--- BEGIN Information provided ---

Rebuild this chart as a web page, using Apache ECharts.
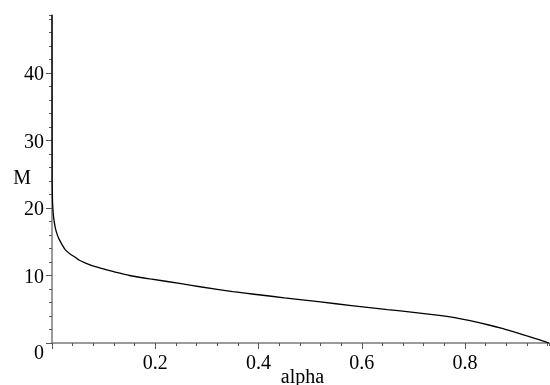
<!DOCTYPE html>
<html>
<head>
<meta charset="utf-8">
<script src="https://cdn.jsdelivr.net/npm/echarts@6/dist/echarts.min.js"></script>
<style>html,body{margin:0;padding:0;background:#fff}#c{width:550px;height:385px}</style>
</head>
<body>
<div id="c"></div>
<script>
// Data
var alpha = [0, 0.0003, 0.001, 0.002, 0.0033, 0.0066, 0.01, 0.013, 0.02, 0.026, 0.035, 0.045, 0.052, 0.065, 0.084, 0.103, 0.125, 0.15, 0.19, 0.25, 0.29, 0.35, 0.40, 0.45, 0.52, 0.58, 0.65, 0.70, 0.75, 0.78, 0.81, 0.848, 0.87, 0.89, 0.906, 0.92, 0.935, 0.945, 0.955, 0.9627];
var M     = [48.6, 24.0, 21.0, 19.6, 18.5, 17.0, 16.1, 15.5, 14.5, 13.8, 13.2, 12.7, 12.3, 11.85, 11.3, 10.9, 10.45, 10.0, 9.5, 8.8, 8.3, 7.6, 7.15, 6.7, 6.08, 5.55, 4.95, 4.55, 4.1, 3.75, 3.3, 2.63, 2.2, 1.75, 1.39, 1.05, 0.7, 0.45, 0.2, 0];
var xTickLabels = ['0.2', '0.4', '0.6', '0.8'];
var yTickLabels = ['0', '10', '20', '30', '40'];
var xName = 'alpha';
var yName = 'M';

var xMax = 0.9627, yMax = 48.6;
var font = 'Liberation Serif, Times New Roman, serif';
var axisGrey = '#7a7a7a';
var tickGrey = '#555';

var chart = echarts.init(document.getElementById('c'), null, {renderer: 'canvas'});
var pts = alpha.map(function (a, i) { return [a, M[i]]; });

chart.setOption({
  animation: false,
  backgroundColor: '#fff',
  grid: {left: 52, right: 1, top: 15, bottom: 42, containLabel: false, outerBoundsMode: 'none'},
  xAxis: [{
    type: 'value', min: 0, max: xMax, interval: 0.2, position: 'bottom',
    name: xName, nameLocation: 'middle', nameGap: 25, nameMoveOverlap: false,
    nameTextStyle: {fontFamily: font, fontSize: 20, color: '#000', padding: [0, 0, 0, 4]},
    axisLine: {show: true, lineStyle: {color: axisGrey, width: 1.5}},
    axisTick: {show: true, length: 6, inside: false, lineStyle: {color: tickGrey}},
    axisLabel: {
      show: true, margin: 11, showMaxLabel: false, showMinLabel: true,
      fontFamily: font, fontSize: 20, color: '#000',
      formatter: function (v) {
        var s = v.toFixed(1);
        return xTickLabels.indexOf(s) >= 0 ? s : '';
      }
    },
    splitLine: {show: false}
  }, {
    type: 'value', min: 0, max: xMax, interval: 0.04, position: 'bottom',
    axisLine: {show: false},
    axisTick: {show: true, length: 3, inside: false, lineStyle: {color: tickGrey}},
    axisLabel: {show: false},
    splitLine: {show: false}
  }],
  yAxis: [{
    type: 'value', min: 0, max: yMax, interval: 10, position: 'left',
    name: yName, nameLocation: 'middle', nameGap: 21, nameRotate: 0, nameMoveOverlap: false,
    nameTextStyle: {fontFamily: font, fontSize: 20, color: '#000'},
    axisLine: {show: true, lineStyle: {color: axisGrey, width: 1.5}},
    axisTick: {show: true, length: 6, inside: false, lineStyle: {color: tickGrey}},
    axisLabel: {
      show: true, margin: 8, showMaxLabel: false,
      fontFamily: font, fontSize: 20, color: '#000',
      formatter: function (v) {
        var s = String(Math.round(v));
        if (yTickLabels.indexOf(s) < 0 || Math.abs(v - Math.round(v)) > 1e-6) return '';
        return s === '0' ? '{z|0}' : '{n|' + s + '}';
      },
      rich: {
        z: {fontFamily: font, fontSize: 20, color: '#000', padding: [22, 0, 0, 0]},
        n: {fontFamily: font, fontSize: 20, color: '#000', padding: [4, 0, 0, 0]}
      }
    },
    splitLine: {show: false}
  }, {
    type: 'value', min: 0, max: yMax, interval: 2, position: 'left',
    axisLine: {show: false},
    axisTick: {show: true, length: 3, inside: false, lineStyle: {color: tickGrey}},
    axisLabel: {show: false},
    splitLine: {show: false}
  }],
  series: [{
    type: 'line', xAxisIndex: 0, yAxisIndex: 0,
    data: pts, showSymbol: false, symbol: 'none', smooth: 0.2,
    lineStyle: {color: '#000', width: 1.3},
    clip: false
  }]
});
</script>
</body>
</html>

--- END Information provided ---

Task instructions: Write out the data precisely as given, excluding the pictures.

Solution to the problem:
Rebuild this chart as a web page, using Apache ECharts.
<!DOCTYPE html>
<html>
<head>
<meta charset="utf-8">
<script src="https://cdn.jsdelivr.net/npm/echarts@6/dist/echarts.min.js"></script>
<style>html,body{margin:0;padding:0;background:#fff}#c{width:550px;height:385px}</style>
</head>
<body>
<div id="c"></div>
<script>
// Data
var alpha = [0, 0.0003, 0.001, 0.002, 0.0033, 0.0066, 0.01, 0.013, 0.02, 0.026, 0.035, 0.045, 0.052, 0.065, 0.084, 0.103, 0.125, 0.15, 0.19, 0.25, 0.29, 0.35, 0.40, 0.45, 0.52, 0.58, 0.65, 0.70, 0.75, 0.78, 0.81, 0.848, 0.87, 0.89, 0.906, 0.92, 0.935, 0.945, 0.955, 0.9627];
var M     = [48.6, 24.0, 21.0, 19.6, 18.5, 17.0, 16.1, 15.5, 14.5, 13.8, 13.2, 12.7, 12.3, 11.85, 11.3, 10.9, 10.45, 10.0, 9.5, 8.8, 8.3, 7.6, 7.15, 6.7, 6.08, 5.55, 4.95, 4.55, 4.1, 3.75, 3.3, 2.63, 2.2, 1.75, 1.39, 1.05, 0.7, 0.45, 0.2, 0];
var xTickLabels = ['0.2', '0.4', '0.6', '0.8'];
var yTickLabels = ['0', '10', '20', '30', '40'];
var xName = 'alpha';
var yName = 'M';

var xMax = 0.9627, yMax = 48.6;
var font = 'Liberation Serif, Times New Roman, serif';
var axisGrey = '#7a7a7a';
var tickGrey = '#555';

var chart = echarts.init(document.getElementById('c'), null, {renderer: 'canvas'});
var pts = alpha.map(function (a, i) { return [a, M[i]]; });

chart.setOption({
  animation: false,
  backgroundColor: '#fff',
  grid: {left: 52, right: 1, top: 15, bottom: 42, containLabel: false, outerBoundsMode: 'none'},
  xAxis: [{
    type: 'value', min: 0, max: xMax, interval: 0.2, position: 'bottom',
    name: xName, nameLocation: 'middle', nameGap: 25, nameMoveOverlap: false,
    nameTextStyle: {fontFamily: font, fontSize: 20, color: '#000', padding: [0, 0, 0, 4]},
    axisLine: {show: true, lineStyle: {color: axisGrey, width: 1.5}},
    axisTick: {show: true, length: 6, inside: false, lineStyle: {color: tickGrey}},
    axisLabel: {
      show: true, margin: 11, showMaxLabel: false, showMinLabel: true,
      fontFamily: font, fontSize: 20, color: '#000',
      formatter: function (v) {
        var s = v.toFixed(1);
        return xTickLabels.indexOf(s) >= 0 ? s : '';
      }
    },
    splitLine: {show: false}
  }, {
    type: 'value', min: 0, max: xMax, interval: 0.04, position: 'bottom',
    axisLine: {show: false},
    axisTick: {show: true, length: 3, inside: false, lineStyle: {color: tickGrey}},
    axisLabel: {show: false},
    splitLine: {show: false}
  }],
  yAxis: [{
    type: 'value', min: 0, max: yMax, interval: 10, position: 'left',
    name: yName, nameLocation: 'middle', nameGap: 21, nameRotate: 0, nameMoveOverlap: false,
    nameTextStyle: {fontFamily: font, fontSize: 20, color: '#000'},
    axisLine: {show: true, lineStyle: {color: axisGrey, width: 1.5}},
    axisTick: {show: true, length: 6, inside: false, lineStyle: {color: tickGrey}},
    axisLabel: {
      show: true, margin: 8, showMaxLabel: false,
      fontFamily: font, fontSize: 20, color: '#000',
      formatter: function (v) {
        var s = String(Math.round(v));
        if (yTickLabels.indexOf(s) < 0 || Math.abs(v - Math.round(v)) > 1e-6) return '';
        return s === '0' ? '{z|0}' : '{n|' + s + '}';
      },
      rich: {
        z: {fontFamily: font, fontSize: 20, color: '#000', padding: [22, 0, 0, 0]},
        n: {fontFamily: font, fontSize: 20, color: '#000', padding: [4, 0, 0, 0]}
      }
    },
    splitLine: {show: false}
  }, {
    type: 'value', min: 0, max: yMax, interval: 2, position: 'left',
    axisLine: {show: false},
    axisTick: {show: true, length: 3, inside: false, lineStyle: {color: tickGrey}},
    axisLabel: {show: false},
    splitLine: {show: false}
  }],
  series: [{
    type: 'line', xAxisIndex: 0, yAxisIndex: 0,
    data: pts, showSymbol: false, symbol: 'none', smooth: 0.2,
    lineStyle: {color: '#000', width: 1.3},
    clip: false
  }]
});
</script>
</body>
</html>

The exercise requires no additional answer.